Friday, August 22, 2014

Final Voyage

FINAL VOYAGE is a direct-to-video thriller that manages to rip off UNDER SIEGE, which was a ripoff of DIE HARD. Amazingly, director Jim Wynorski got Erika Eleniak, who was in UNDER SIEGE, to star in it. It’s one of many action movies made in the late 1990s: a time when independent studios often bought stock footage of setpieces from studio movies and wrote a story around them (for instance, shots from DEEP RISING and, I think, NAVY SEALS). That practice dried up a few years later when the producer of CLEAR AND PRESENT DANGER saw one of his action sequences on a JAG episode and went apeshit.

The charisma-challenged Dylan Walsh (CONGO) stars in FINAL VOYAGE as professional bodyguard Aaron Carpenter, who, after screwing up a job in the opening scene (although it appears to me as though he did okay), receives an even better gig (!) protecting an heiress (Eleniak) on a cruise ship. Unfortunately, the ship is the target of terrorists led by Josef (Ice-T) and slinky Max (Claudia Christian).

What’s really amazing about FINAL VOYAGE is how shoddy the production looks. The cruise ship rarely has more than a handful of extras, the “bowels” of the ship were obviously filmed in some sort of factory or refinery (check out the concrete walls), and every other scene features the same prop life preserver hanging on the wall—one that misspells the name of the ship!

If you’re looking for an exciting action movie, avoid this voyage at all costs, but if you don’t mind mocking the multitude of continuity errors (keep your eye on the shoulder Walsh gets shot in), cheap sets, clunky dialogue, and mismatched stock footage (one lengthy sequence borrows quite heavily from JUGGERNAUT, a movie made 25 years earlier!), you could have a good time with it.

While the movie is nothing to get excited about, the audio commentary track on the out-of-print Artisan DVD is. Wynorski and (especially) Christian have a rollicking time ripping the movie to shreds, "MSTing" everything from Ice-T's acting deficiencies to the ludicrous plot contrivances to, of course, that damned life preserver.
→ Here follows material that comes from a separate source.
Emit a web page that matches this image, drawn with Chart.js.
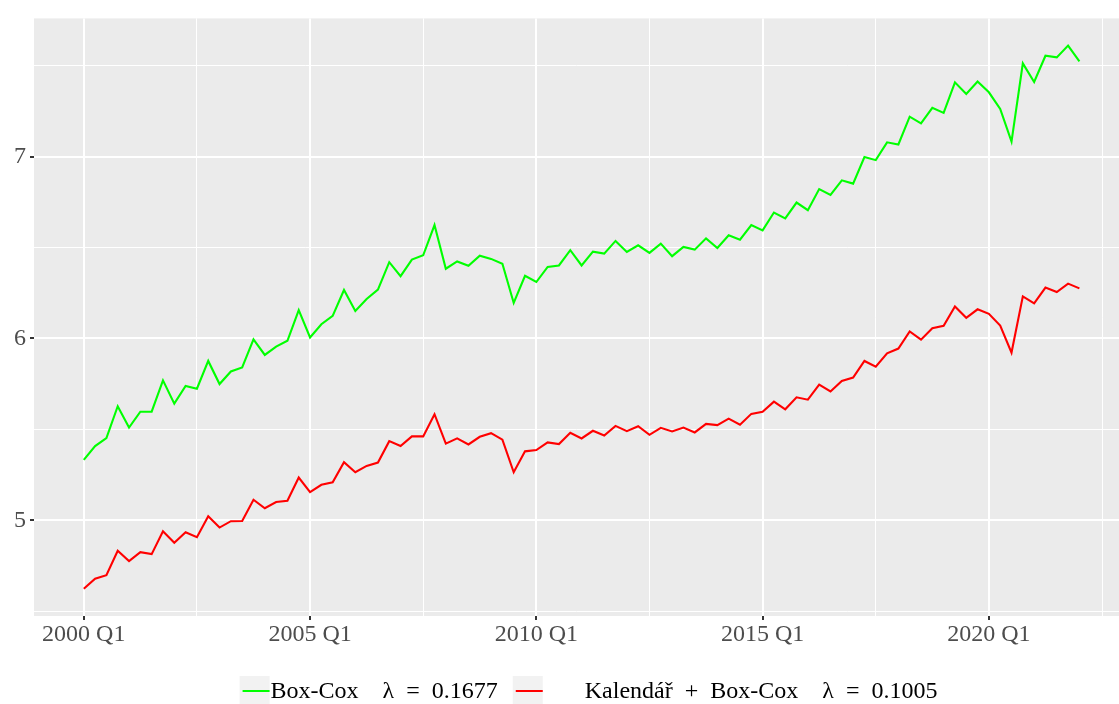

It's one of the most entertaining commentaries I've listened to, and I agree with Wynorski when he says it's ten times more entertaining than the film.

6 comments:

Richard Harland Smith said...

Now I want to watch JUGGERNAUT again.

Grant said...

No matter how bad it's considered, there's one spoiler I'm looking for after reading this.
I'm always asking this (including asking it on this site) when a story has a "villainess" character, but what happens to "Max"?
(It's just that a huge number of adventure stories that have a villainess seem to go out of their way to avoid a showdown scene between that character and the male hero - either because they're afraid of looking misogynistic, or they want to work in a big showdown between her and the HEROINE, or whatever reason. So when a story DOES have one of those scenes, it's like some breath of fresh air to me, which is one of the reasons I'm always looking for them.)

Marty McKee said...

Just what you would expect, Grant. Max gets in an anti-climactic tussle with the leading lady, who shoots Max in the belly with Max's gun.

Grant said...

Thank you, but I'm sorry to hear it. That's nearly the only movie cliché I can see coming from the very beginning of a movie - if there's a female "good guy" and a female "bad guy," you can just about bet money on it happening!
(I know that "cat fight" scenes - and I'm using that phrase to include gun and knife scenes - entertain countless people, but it's the SHEER NUMBER of them that gets on my nerves.)

Grant said...

The reference to DIE HARD reminded me of one that's a SORT OF "ripoff" of it but still manages to be pretty unusual, CYBERJACK a.k.a. VIRTUAL ASSASSIN. Are you planning to review it some time, or have you already?

Marty McKee said...

I have seen VIRTUAL ASSASSIN, and I did describe it as a DIE HARD copy. I probably won't blog about it, but you can read all my reviews at pimannix.tripod.com. Yes, it's an ugly horrible website, and one of these days (I've been saying this for ten years) I'll update to something better.